• _Problem description_
Only the lines from the start of the data through the line with "from matplotlib.ticker import" belong in the copy. Restate them word for word, minus the pictures.

• _Source data_
________________________
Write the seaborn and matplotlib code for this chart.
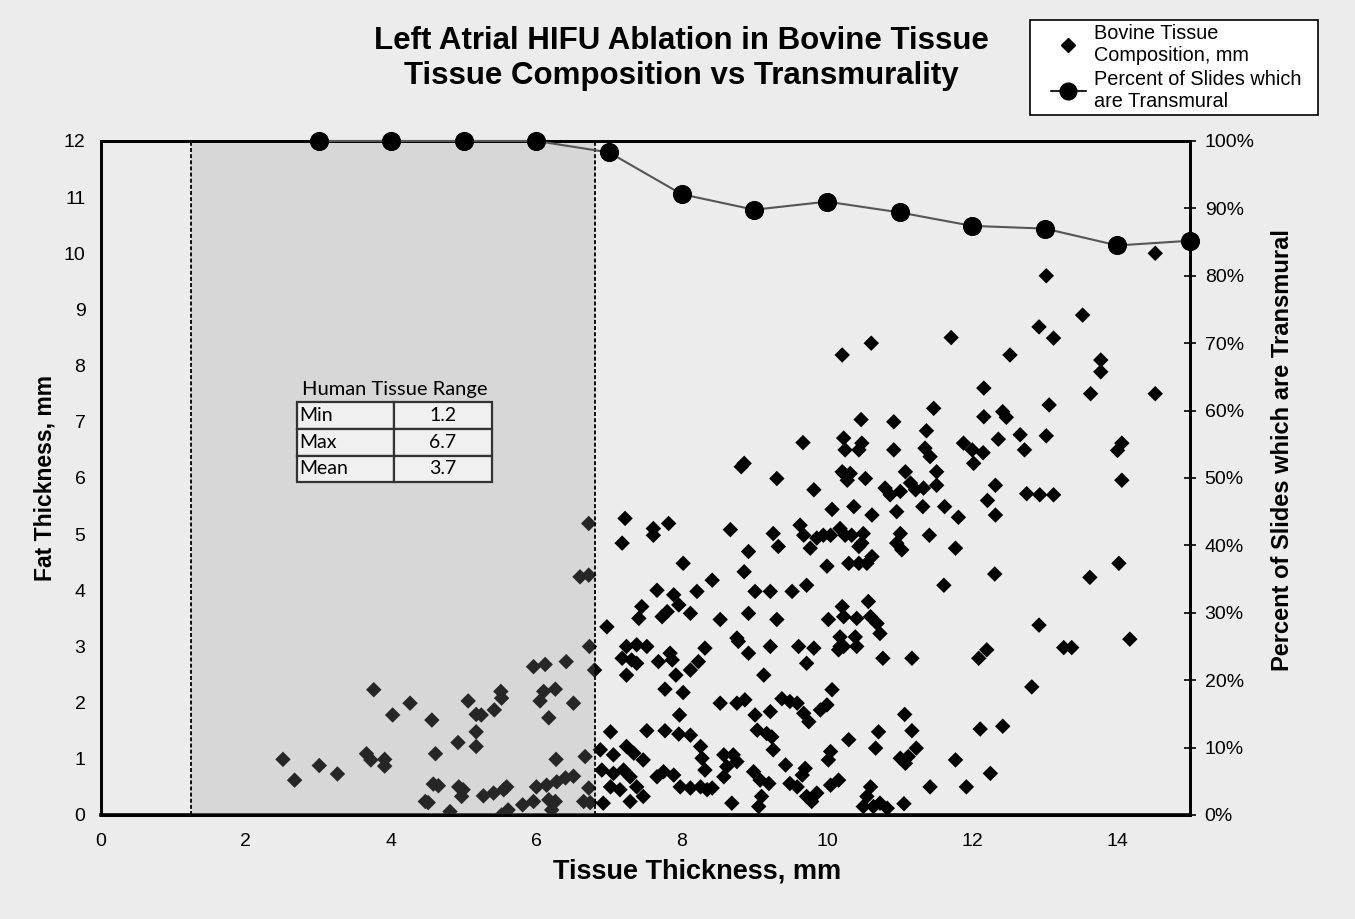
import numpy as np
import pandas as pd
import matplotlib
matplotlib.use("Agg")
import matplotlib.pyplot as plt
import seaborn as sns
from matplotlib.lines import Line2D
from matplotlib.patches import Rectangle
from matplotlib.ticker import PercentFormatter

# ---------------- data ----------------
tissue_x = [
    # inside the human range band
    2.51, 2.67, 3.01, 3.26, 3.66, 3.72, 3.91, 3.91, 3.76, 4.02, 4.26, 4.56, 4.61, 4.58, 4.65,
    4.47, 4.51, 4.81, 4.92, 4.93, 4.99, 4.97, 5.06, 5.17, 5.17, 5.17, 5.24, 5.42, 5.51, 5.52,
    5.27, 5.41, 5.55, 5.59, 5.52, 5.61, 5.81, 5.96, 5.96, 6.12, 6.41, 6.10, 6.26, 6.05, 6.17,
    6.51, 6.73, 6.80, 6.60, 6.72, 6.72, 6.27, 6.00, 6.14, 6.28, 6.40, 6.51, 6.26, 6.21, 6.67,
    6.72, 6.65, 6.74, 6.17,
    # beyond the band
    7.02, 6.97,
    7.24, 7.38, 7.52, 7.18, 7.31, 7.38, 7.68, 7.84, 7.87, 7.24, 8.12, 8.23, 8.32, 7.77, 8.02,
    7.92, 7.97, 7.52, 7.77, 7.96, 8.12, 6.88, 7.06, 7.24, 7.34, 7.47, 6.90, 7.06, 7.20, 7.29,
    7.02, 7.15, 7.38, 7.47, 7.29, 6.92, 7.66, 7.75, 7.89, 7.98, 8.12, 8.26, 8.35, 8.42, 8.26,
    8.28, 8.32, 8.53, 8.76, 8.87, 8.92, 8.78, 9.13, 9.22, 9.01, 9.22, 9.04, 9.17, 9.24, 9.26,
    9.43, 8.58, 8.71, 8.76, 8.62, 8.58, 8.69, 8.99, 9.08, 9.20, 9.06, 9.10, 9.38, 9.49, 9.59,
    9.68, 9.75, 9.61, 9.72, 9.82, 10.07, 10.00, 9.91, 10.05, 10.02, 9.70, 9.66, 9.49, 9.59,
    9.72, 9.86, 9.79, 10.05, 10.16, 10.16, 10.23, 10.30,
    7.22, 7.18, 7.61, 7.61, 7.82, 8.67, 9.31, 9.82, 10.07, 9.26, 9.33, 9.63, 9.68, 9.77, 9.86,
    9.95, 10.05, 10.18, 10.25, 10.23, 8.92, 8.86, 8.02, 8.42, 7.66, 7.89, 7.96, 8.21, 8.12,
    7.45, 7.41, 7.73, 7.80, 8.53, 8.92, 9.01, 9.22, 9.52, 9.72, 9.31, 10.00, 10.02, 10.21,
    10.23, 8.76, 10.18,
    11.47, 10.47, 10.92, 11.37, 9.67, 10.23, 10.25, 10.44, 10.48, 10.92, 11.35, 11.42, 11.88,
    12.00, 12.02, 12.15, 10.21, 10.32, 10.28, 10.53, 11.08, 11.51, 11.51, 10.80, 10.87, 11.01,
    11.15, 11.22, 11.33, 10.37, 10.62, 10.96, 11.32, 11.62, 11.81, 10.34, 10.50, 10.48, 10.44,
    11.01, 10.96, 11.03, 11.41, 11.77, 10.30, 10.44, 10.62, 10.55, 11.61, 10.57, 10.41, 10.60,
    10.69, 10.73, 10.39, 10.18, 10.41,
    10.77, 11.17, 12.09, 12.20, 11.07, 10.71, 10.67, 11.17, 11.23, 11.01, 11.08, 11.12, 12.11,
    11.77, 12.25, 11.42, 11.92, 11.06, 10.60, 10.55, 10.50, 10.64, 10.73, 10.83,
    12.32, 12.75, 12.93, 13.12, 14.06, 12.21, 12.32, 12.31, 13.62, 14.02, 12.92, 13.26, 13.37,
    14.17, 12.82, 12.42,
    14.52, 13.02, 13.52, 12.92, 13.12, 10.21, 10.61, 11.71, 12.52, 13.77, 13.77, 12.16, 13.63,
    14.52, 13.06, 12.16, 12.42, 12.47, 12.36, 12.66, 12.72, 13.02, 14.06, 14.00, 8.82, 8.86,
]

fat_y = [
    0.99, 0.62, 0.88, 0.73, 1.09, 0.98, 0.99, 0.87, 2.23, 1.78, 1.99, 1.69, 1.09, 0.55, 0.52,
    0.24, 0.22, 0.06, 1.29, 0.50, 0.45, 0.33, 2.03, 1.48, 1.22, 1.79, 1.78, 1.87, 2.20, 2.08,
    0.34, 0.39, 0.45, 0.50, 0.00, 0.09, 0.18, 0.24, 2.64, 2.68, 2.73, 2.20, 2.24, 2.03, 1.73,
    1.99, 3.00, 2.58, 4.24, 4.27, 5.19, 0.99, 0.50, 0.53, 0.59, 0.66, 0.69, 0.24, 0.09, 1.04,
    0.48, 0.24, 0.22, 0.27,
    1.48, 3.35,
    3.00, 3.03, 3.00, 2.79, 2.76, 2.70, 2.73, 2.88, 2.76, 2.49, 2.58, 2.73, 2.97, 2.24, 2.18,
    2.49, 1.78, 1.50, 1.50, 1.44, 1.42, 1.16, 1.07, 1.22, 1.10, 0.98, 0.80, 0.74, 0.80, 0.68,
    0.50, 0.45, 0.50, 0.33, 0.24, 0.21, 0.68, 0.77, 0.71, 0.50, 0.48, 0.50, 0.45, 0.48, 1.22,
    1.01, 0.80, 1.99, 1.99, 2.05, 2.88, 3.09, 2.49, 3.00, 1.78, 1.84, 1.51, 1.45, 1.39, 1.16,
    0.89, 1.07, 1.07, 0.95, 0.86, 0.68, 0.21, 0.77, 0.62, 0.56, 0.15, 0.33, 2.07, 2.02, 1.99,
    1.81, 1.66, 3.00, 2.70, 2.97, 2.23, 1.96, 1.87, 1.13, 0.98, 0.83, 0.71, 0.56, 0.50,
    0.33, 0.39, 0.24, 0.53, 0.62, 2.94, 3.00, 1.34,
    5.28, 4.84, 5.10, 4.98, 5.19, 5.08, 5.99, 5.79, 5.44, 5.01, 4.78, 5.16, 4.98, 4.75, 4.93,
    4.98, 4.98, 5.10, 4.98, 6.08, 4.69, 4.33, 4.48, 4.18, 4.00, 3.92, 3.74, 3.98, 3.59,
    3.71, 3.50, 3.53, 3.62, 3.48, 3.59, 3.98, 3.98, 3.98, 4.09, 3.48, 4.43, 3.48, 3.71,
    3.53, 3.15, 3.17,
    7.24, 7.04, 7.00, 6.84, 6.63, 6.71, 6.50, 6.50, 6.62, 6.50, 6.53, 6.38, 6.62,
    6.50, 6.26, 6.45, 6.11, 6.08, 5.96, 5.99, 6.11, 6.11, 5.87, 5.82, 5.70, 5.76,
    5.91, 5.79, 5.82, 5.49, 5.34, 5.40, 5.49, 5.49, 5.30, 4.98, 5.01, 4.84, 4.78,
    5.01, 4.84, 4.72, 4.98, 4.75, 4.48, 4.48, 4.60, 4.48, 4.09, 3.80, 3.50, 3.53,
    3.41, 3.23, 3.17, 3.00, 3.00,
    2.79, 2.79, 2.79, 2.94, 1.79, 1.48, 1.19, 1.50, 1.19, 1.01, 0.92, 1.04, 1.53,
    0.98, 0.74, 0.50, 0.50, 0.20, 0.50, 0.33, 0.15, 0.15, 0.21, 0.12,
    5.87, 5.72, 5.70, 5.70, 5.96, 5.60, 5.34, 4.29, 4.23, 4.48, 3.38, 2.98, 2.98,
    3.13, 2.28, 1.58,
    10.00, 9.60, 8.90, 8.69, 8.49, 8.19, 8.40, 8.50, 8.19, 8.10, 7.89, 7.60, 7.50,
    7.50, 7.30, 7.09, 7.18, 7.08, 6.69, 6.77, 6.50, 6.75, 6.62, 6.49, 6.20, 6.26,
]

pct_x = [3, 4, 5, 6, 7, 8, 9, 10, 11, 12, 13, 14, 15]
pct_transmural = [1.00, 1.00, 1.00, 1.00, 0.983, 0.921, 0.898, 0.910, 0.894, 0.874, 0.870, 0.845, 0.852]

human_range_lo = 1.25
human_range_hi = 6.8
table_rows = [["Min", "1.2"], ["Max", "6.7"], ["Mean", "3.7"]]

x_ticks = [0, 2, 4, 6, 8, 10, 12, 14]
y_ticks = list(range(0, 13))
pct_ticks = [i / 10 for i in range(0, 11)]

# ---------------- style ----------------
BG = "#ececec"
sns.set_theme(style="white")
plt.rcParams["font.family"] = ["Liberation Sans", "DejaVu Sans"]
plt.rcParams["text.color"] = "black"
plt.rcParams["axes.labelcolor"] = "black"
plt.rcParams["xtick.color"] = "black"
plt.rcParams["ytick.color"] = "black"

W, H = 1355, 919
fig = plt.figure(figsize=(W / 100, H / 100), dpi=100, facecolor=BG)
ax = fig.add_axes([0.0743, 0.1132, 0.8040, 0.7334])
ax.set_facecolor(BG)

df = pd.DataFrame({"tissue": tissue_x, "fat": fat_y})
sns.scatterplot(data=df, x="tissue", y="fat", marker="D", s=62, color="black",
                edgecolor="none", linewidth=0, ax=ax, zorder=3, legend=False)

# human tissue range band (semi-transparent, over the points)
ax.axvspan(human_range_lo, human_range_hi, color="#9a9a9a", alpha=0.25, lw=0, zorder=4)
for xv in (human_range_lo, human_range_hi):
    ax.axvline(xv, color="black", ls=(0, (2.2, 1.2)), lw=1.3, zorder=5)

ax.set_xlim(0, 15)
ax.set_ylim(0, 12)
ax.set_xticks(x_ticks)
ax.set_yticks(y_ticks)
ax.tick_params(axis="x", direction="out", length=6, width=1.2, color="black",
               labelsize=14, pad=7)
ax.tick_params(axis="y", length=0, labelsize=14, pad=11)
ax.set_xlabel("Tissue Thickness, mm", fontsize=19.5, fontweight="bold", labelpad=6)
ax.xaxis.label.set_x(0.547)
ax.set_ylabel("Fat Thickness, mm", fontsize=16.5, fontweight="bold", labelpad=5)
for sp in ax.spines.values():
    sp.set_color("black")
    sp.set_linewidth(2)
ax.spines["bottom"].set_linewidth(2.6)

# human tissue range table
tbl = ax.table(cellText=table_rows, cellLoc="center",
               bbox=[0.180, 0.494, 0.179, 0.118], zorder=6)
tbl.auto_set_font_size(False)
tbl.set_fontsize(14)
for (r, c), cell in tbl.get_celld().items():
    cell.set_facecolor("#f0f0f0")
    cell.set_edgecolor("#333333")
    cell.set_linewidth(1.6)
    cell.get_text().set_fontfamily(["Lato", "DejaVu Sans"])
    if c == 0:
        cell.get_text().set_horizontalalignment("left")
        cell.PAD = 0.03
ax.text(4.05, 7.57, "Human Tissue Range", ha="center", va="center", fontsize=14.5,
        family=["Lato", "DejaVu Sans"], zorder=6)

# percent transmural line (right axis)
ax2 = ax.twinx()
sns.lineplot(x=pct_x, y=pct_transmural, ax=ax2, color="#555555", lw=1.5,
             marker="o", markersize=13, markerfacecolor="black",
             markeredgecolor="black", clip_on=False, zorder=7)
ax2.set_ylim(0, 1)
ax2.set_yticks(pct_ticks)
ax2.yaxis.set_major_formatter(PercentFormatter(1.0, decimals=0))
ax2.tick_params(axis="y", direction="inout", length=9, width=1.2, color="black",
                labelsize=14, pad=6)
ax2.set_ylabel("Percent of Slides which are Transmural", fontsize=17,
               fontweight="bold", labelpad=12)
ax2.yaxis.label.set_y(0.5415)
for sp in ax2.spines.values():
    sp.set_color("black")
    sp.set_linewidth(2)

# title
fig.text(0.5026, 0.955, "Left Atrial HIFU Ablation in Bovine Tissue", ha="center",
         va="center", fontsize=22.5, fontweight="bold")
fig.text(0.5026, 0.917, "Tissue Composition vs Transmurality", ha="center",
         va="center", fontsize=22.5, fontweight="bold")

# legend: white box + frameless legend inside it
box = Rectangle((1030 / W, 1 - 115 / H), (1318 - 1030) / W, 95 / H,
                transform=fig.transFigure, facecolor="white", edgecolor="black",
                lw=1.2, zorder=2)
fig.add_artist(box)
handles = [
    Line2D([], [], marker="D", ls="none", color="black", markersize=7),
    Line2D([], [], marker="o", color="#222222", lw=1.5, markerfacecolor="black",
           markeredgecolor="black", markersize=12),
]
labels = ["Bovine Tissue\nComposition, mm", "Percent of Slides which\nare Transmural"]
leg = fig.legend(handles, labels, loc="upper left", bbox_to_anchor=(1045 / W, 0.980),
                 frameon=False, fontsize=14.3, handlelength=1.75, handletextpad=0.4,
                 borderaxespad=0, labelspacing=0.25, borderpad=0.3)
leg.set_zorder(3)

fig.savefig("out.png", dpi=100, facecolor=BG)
________________________
• _Output_
Write the seaborn and matplotlib code for this chart.
import numpy as np
import pandas as pd
import matplotlib
matplotlib.use("Agg")
import matplotlib.pyplot as plt
import seaborn as sns
from matplotlib.lines import Line2D
from matplotlib.patches import Rectangle
from matplotlib.ticker import PercentFormatter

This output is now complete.